Ce qu’il faut retenir

Selon le raisonnement de la Cour d’appel et sous réserve du libellé applicable, l’émission d’un certificat d’achèvement substantiel des travaux par le professionnel chargé de la surveillance des travaux et l’occupation de l’immeuble ne sauraient établir de facto l’application de la couverture des risques après travaux d’une police wrap-up.

Cette décision de la Cour d’appel illustre par ailleurs la complémentarité des polices chantier et wrap-up. Quelques jours avant le sinistre, la Police Chantier échouait. Une police d’assurance usuelle était souscrite auprès de Missisquoi au bénéfice du syndicat des copropriétaires pour les dommages à l’immeuble. Ce faisant, Missisquoi a pu exercer un recours subrogatoire contre l’entrepreneur général et le sous-traitant en peinture.

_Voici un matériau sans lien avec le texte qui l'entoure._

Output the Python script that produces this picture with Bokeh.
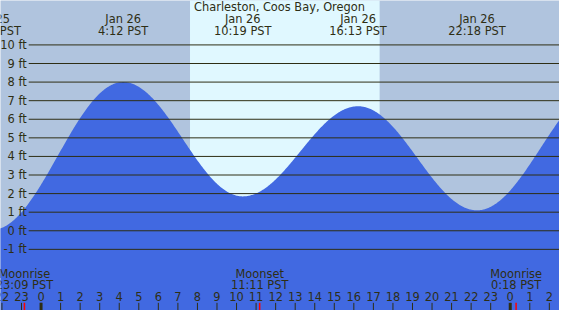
import numpy as np
from bokeh.plotting import figure
from bokeh.models import Range1d
from bokeh.embed import file_html
from bokeh.resources import INLINE
from bokeh.core.properties import value

# ---- data (hours relative to Jan 26 00:00 PST) ----
tide_hours = [-2.5, 4.2, 10.317, 16.217, 22.3, 28.8]
tide_feet = [0.05, 8.0, 1.85, 6.7, 1.1, 7.8]
# labels of the extremes that fall inside the chart
label_hours = [-2.5, 4.2, 10.317, 16.217, 22.3]
tide_days = ["Jan 25", "Jan 26", "Jan 26", "Jan 26", "Jan 26"]
tide_times = ["21:30 PST", "4:12 PST", "10:19 PST", "16:13 PST", "22:18 PST"]

moon_hours = [-0.85, 11.183, 24.3]
moon_events = ["Moonrise", "Moonset", "Moonrise"]
moon_times = ["23:09 PST", "11:11 PST", "0:18 PST"]

sunrise_hour = 7.62
sunset_hour = 17.32

hour_positions = [-2, -1, 0, 1, 2, 3, 4, 5, 6, 7, 8, 9, 10, 11, 12, 13, 14,
                  15, 16, 17, 18, 19, 20, 21, 22, 23, 24, 25, 26]
hour_labels = ["22", "23", "0", "1", "2", "3", "4", "5", "6", "7", "8", "9",
               "10", "11", "12", "13", "14", "15", "16", "17", "18", "19",
               "20", "21", "22", "23", "0", "1", "2"]
midnight_hours = [0, 24]

ft_levels = [-1, 0, 1, 2, 3, 4, 5, 6, 7, 8, 9, 10]
ft_labels = ["-1 ft", "0 ft", "1 ft", "2 ft", "3 ft", "4 ft", "5 ft",
             "6 ft", "7 ft", "8 ft", "9 ft", "10 ft"]

title_text = "Charleston, Coos Bay, Oregon"

# ---- styles ----
NIGHT = "#b0c4de"
DAY = "#e0f8ff"
WATER = "#4169e1"
INK = "#2e2e14"
FONT = value("DejaVu Sans")
FS = "11.4px"

X0, X1 = -2.074, 26.52
Y0, Y1 = -4.29, 12.39

p = figure(width=559, height=310, output_backend="svg", toolbar_location=None,
           x_range=Range1d(X0, X1), y_range=Range1d(Y0, Y1),
           min_border=0, outline_line_color=None,
           background_fill_color=NIGHT, border_fill_color=NIGHT)
p.axis.visible = False
p.grid.visible = False

# daylight band
p.quad(left=[sunrise_hour], right=[sunset_hour], bottom=[Y0 - 1], top=[Y1 + 1],
       fill_color=DAY, line_color=None)

# tide curve (cosine between successive extremes)
t = np.linspace(X0 - 0.1, X1 + 0.1, 800)
h = np.zeros_like(t)
for i in range(len(tide_hours) - 1):
    a, b = tide_hours[i], tide_hours[i + 1]
    m = (t >= a) & (t <= b)
    frac = (1 - np.cos(np.pi * (t[m] - a) / (b - a))) / 2
    h[m] = tide_feet[i] + (tide_feet[i + 1] - tide_feet[i]) * frac
xs = np.concatenate([[t[0]], t, [t[-1]]])
ys = np.concatenate([[Y0 - 1], h, [Y0 - 1]])
p.patch(xs, ys, fill_color=WATER, line_color=None)

# horizontal level lines
line_start = -0.632
p.segment(x0=[line_start] * len(ft_levels), y0=ft_levels,
          x1=[X1 + 1] * len(ft_levels), y1=ft_levels,
          line_color=INK, line_width=1)
p.text(x=[-0.731] * len(ft_levels), y=ft_levels, text=ft_labels,
       text_align="right", text_baseline="middle", text_color=INK,
       text_font=FONT, text_font_size=FS)


def ypix(y_ref):
    return (242.2 - y_ref) / 19.545


# top labels
p.text(x=[(287 - 41.7) / 20.11], y=[ypix(7.2)], text=[title_text],
       text_align="center", text_baseline="middle", text_color=INK,
       text_font=FONT, text_font_size=FS)
p.text(x=label_hours, y=[ypix(19.5)] * len(label_hours), text=tide_days,
       text_align="center", text_baseline="middle", text_color=INK,
       text_font=FONT, text_font_size=FS)
p.text(x=label_hours, y=[ypix(31.8)] * len(label_hours), text=tide_times,
       text_align="center", text_baseline="middle", text_color=INK,
       text_font=FONT, text_font_size=FS)

# moon labels
p.text(x=moon_hours, y=[ypix(287.5)] * len(moon_hours), text=moon_events,
       text_align="center", text_baseline="middle", text_color=INK,
       text_font=FONT, text_font_size=FS)
p.text(x=moon_hours, y=[ypix(299)] * len(moon_hours), text=moon_times,
       text_align="center", text_baseline="middle", text_color=INK,
       text_font=FONT, text_font_size=FS)

# hour labels and ticks
p.text(x=hour_positions, y=[ypix(311.5)] * len(hour_positions), text=hour_labels,
       text_align="center", text_baseline="middle", text_color=INK,
       text_font=FONT, text_font_size=FS)
tick_top = ypix(318)
p.segment(x0=hour_positions, y0=[Y0 - 1] * len(hour_positions),
          x1=hour_positions, y1=[tick_top] * len(hour_positions),
          line_color=INK, line_width=1)
p.segment(x0=midnight_hours, y0=[Y0 - 1] * len(midnight_hours),
          x1=midnight_hours, y1=[tick_top] * len(midnight_hours),
          line_color=INK, line_width=3)
p.segment(x0=moon_hours, y0=[Y0 - 1] * len(moon_hours),
          x1=moon_hours, y1=[tick_top] * len(moon_hours),
          line_color="#ff0000", line_width=1.5)

open("out.html", "w").write(file_html(p, INLINE))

Si la Police Chantier avait été prolongée plutôt que d’être remplacée par la police d’assurance émise pour les copropriétaires, l’entrepreneur général et le sous-traitant en peinture n’auraient pas été visés par un recours subrogatoire. En effet, l’assureur chantier ne bénéficie d’aucun droit de subrogation à l’encontre de l’entrepreneur général ou du sous-traitant responsable des dommages6

Cette décision de la Cour d’appel rappelle aux promoteurs immobilier et aux entrepreneurs généraux l’importance de maintenir en vigueur les garanties complémentaires offertes par les polices chantier et wrap-up jusqu’à la livraison complète du projet de construction.


1 2020 QCCA 947.
2 GCAN Insurance Company c. Concord Pacific Group Inc. et al., 2007 BCSC 241, par. 11 et 12.
3 La procédure à l’encontre du sous-traitant a été suspendue en raison de sa faillite.
4 Compagnie d’assurances Missisquoi v. Constructions Reliance Inc. (Construction Reliance du Canada Ltée), 2018 QCCS 1049.
5 La Police Wrap-up en cause a été émise en anglais. L’extrait cité est tiré de la version française de la Police Wrap-up.
6 Voir en particulier Commonwealth Construction Co. Ltd. c. Imperial Oil Ltd., [1978] 1 S.C.R. 317.